UPDATE: Bad Weather Likely Cause of Air Algerie Crash – French Officials

July 25, 2014

Poor weather was the most likely cause of the crash of an Air Algerie flight over the West African state of Mali with 116 people on board, French officials said on Friday.

Investigators at the scene of the crash had concluded the airliner broke apart when it hit the ground, the officials said, suggesting this meant it was unlikely to have been the victim of an attack.

“The aircraft was destroyed at the moment it crashed,” Interior Minister Bernard Cazeneuve told RTL radio of the wreckage of the plane carrying 51 French nationals which crashed in Mali near the border with Burkina Faso on Thursday.

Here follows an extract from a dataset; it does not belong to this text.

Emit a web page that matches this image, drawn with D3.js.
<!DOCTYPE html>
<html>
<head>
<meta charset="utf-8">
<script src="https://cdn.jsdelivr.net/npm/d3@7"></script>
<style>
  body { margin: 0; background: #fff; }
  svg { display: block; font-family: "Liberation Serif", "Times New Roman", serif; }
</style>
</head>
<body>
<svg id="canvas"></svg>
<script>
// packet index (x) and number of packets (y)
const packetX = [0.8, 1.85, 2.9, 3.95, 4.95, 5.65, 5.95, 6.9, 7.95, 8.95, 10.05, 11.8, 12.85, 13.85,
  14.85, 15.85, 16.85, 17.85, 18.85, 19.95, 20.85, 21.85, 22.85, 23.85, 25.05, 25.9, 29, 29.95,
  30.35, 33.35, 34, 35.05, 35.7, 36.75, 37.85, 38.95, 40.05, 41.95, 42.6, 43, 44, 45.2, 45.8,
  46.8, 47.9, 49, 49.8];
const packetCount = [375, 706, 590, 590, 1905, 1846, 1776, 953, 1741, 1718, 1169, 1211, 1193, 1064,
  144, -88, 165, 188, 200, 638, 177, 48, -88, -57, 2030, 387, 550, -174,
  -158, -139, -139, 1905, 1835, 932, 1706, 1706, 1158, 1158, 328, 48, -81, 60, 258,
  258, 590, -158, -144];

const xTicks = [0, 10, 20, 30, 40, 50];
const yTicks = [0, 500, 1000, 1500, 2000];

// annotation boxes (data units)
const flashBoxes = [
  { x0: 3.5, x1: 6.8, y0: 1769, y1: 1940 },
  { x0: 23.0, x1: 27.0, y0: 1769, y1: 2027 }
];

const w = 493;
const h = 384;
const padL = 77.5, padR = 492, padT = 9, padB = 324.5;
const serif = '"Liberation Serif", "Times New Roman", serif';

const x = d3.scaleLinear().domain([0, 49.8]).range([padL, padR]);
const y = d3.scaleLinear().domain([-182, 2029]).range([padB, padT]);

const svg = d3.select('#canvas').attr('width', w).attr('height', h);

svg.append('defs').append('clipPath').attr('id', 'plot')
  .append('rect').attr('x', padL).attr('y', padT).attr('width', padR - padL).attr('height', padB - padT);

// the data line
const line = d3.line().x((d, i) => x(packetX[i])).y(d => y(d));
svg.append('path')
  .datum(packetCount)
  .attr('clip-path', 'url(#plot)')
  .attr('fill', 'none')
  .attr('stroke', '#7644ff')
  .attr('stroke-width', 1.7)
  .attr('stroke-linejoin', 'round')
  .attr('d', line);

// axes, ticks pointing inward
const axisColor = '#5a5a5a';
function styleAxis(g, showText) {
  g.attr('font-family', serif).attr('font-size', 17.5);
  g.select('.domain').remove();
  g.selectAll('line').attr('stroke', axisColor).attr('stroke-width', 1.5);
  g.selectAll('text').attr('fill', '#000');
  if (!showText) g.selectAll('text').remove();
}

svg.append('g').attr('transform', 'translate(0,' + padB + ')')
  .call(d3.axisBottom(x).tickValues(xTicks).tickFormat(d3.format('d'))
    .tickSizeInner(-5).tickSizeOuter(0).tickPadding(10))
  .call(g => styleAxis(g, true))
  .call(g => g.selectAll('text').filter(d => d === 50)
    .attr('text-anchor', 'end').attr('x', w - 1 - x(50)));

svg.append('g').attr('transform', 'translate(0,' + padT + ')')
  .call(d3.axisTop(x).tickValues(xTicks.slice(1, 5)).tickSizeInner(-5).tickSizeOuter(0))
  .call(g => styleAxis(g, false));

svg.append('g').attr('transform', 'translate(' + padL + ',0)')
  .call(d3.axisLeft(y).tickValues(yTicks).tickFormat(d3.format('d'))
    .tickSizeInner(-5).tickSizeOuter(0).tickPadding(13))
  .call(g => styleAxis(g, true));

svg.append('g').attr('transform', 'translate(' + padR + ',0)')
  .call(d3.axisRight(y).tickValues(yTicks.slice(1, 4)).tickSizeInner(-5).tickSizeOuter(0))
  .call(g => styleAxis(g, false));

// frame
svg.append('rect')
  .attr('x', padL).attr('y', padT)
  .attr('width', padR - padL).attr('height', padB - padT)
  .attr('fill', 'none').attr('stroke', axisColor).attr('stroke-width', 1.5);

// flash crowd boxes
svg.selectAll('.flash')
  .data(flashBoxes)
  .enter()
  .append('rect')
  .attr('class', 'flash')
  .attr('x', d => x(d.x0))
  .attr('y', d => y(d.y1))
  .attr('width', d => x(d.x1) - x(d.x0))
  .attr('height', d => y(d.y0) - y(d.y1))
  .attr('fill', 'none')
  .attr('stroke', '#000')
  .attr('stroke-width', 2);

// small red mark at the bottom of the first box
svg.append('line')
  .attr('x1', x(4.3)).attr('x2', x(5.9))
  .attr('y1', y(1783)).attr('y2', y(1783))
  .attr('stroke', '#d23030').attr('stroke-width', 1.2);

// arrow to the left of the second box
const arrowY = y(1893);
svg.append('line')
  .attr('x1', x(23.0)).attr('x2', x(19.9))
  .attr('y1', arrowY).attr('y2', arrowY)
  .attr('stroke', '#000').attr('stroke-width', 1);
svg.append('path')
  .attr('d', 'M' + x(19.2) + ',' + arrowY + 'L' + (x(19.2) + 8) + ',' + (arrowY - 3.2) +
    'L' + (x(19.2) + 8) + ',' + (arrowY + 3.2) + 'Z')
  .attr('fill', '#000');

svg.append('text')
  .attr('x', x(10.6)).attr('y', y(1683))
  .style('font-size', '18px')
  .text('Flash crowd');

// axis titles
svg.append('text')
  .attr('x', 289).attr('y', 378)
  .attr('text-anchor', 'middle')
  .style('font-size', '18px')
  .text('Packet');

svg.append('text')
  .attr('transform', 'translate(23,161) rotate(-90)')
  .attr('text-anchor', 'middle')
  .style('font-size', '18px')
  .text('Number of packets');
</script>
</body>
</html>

“We think the aircraft crashed for reasons linked to the weather conditions. No theory can be excluded at this point … but that is indeed the most likely theory,” he added.

Separately, Transport Minister Frederic Cuvillier said the strong smell of aircraft fuel at the crash site and the fact that the debris was scattered over a relatively small area also suggested the cause of the crash was linked to weather, a technical problem or an accumulation of such factors.

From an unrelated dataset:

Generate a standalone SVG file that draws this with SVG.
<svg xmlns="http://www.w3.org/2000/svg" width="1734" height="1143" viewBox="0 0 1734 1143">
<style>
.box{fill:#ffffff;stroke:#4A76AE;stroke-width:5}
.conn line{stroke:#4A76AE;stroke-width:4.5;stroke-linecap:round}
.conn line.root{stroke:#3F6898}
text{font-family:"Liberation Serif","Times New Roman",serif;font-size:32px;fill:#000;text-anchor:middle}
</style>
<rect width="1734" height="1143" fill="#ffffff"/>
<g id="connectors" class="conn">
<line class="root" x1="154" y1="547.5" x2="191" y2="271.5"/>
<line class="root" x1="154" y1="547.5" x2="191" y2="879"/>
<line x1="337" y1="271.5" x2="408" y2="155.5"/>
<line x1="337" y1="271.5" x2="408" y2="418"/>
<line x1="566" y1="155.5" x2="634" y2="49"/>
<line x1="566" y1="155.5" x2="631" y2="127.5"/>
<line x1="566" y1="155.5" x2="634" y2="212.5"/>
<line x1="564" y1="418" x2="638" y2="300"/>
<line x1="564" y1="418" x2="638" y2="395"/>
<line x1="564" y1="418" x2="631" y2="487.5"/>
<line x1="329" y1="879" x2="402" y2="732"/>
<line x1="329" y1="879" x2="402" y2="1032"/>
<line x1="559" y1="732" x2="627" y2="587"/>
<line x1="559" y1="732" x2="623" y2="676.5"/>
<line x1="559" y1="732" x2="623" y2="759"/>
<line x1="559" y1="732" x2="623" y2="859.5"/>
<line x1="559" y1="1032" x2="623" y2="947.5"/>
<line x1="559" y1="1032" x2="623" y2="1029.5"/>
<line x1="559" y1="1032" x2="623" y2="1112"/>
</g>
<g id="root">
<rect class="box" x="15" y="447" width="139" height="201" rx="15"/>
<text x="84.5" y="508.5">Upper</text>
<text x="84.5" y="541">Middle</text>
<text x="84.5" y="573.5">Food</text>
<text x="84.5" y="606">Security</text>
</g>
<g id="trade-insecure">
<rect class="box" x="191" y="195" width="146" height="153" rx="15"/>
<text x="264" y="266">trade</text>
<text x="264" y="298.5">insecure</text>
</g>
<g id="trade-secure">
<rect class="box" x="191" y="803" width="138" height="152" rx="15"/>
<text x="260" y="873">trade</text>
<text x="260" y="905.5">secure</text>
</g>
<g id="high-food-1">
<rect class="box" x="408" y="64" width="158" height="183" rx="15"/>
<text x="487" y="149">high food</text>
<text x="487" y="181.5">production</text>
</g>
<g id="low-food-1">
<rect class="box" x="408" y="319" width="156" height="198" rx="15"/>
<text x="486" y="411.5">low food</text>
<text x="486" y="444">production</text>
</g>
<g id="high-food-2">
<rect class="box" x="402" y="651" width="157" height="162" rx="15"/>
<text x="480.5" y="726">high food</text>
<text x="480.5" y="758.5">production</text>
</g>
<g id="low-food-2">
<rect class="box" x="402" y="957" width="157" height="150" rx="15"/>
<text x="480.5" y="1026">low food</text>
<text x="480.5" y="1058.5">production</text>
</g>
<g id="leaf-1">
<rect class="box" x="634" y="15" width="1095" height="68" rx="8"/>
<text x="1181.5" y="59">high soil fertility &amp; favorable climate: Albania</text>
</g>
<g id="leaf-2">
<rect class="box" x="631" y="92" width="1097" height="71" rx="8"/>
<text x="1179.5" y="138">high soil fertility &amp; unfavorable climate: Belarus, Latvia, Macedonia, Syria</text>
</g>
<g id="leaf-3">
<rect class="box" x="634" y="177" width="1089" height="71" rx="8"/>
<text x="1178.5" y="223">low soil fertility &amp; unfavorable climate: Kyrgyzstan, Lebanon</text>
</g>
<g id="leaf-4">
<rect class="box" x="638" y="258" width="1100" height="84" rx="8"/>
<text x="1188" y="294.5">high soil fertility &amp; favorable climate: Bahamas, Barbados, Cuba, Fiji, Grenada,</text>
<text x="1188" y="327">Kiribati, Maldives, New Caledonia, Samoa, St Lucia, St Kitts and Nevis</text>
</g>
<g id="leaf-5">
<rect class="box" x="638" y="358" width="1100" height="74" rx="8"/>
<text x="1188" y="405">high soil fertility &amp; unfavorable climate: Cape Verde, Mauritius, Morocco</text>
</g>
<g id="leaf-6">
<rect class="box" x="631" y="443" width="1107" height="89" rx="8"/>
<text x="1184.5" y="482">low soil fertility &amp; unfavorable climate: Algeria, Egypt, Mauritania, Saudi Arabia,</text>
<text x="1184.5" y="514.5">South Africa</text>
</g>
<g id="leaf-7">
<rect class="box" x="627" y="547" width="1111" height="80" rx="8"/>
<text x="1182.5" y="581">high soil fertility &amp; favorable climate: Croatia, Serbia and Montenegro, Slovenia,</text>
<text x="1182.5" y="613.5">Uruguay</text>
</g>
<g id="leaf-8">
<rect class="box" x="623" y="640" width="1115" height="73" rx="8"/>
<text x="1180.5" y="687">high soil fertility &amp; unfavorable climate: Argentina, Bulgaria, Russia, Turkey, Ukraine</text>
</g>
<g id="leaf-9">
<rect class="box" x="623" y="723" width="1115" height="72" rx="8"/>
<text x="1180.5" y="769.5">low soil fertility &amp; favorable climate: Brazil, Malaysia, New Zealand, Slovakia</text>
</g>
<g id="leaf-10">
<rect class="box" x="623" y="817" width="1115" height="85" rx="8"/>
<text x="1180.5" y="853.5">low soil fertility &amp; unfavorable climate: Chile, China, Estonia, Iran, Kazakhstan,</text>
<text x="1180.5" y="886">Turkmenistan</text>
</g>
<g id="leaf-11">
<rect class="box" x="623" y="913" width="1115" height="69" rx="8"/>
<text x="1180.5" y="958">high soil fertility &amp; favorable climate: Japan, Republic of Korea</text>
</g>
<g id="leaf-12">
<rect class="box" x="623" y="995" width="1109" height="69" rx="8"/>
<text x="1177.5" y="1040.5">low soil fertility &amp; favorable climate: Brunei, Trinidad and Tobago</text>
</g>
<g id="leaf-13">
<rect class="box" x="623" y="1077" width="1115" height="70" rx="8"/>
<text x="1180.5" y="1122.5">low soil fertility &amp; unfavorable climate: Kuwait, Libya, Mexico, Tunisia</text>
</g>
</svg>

“We exclude – and have done so from the start – any ground strike,” Cuvillier told France 2 television.

He added that a column of 100 soldiers from the French force stationed in the region were on their way to secure the crash site near the northern town of Gossi. France deployed troops to Mail last year to halt an al Qaeda-backed insurgency.

Aviation officials lost contact with Flight AH5017 en route from Burkina Faso to Algeria early on Thursday after a request by the pilot to change course due to bad weather.

Burkina Faso authorities said the passenger list included 51 French, 27 Burkinabe, eight Lebanese, six Algerians, five Canadians, four Germans, two from Luxembourg, one Cameroonian, one Belgian, one Egyptian, one Ukranian, one Swiss, one Nigerian and one Malian. Crash site investigators saw no survivors.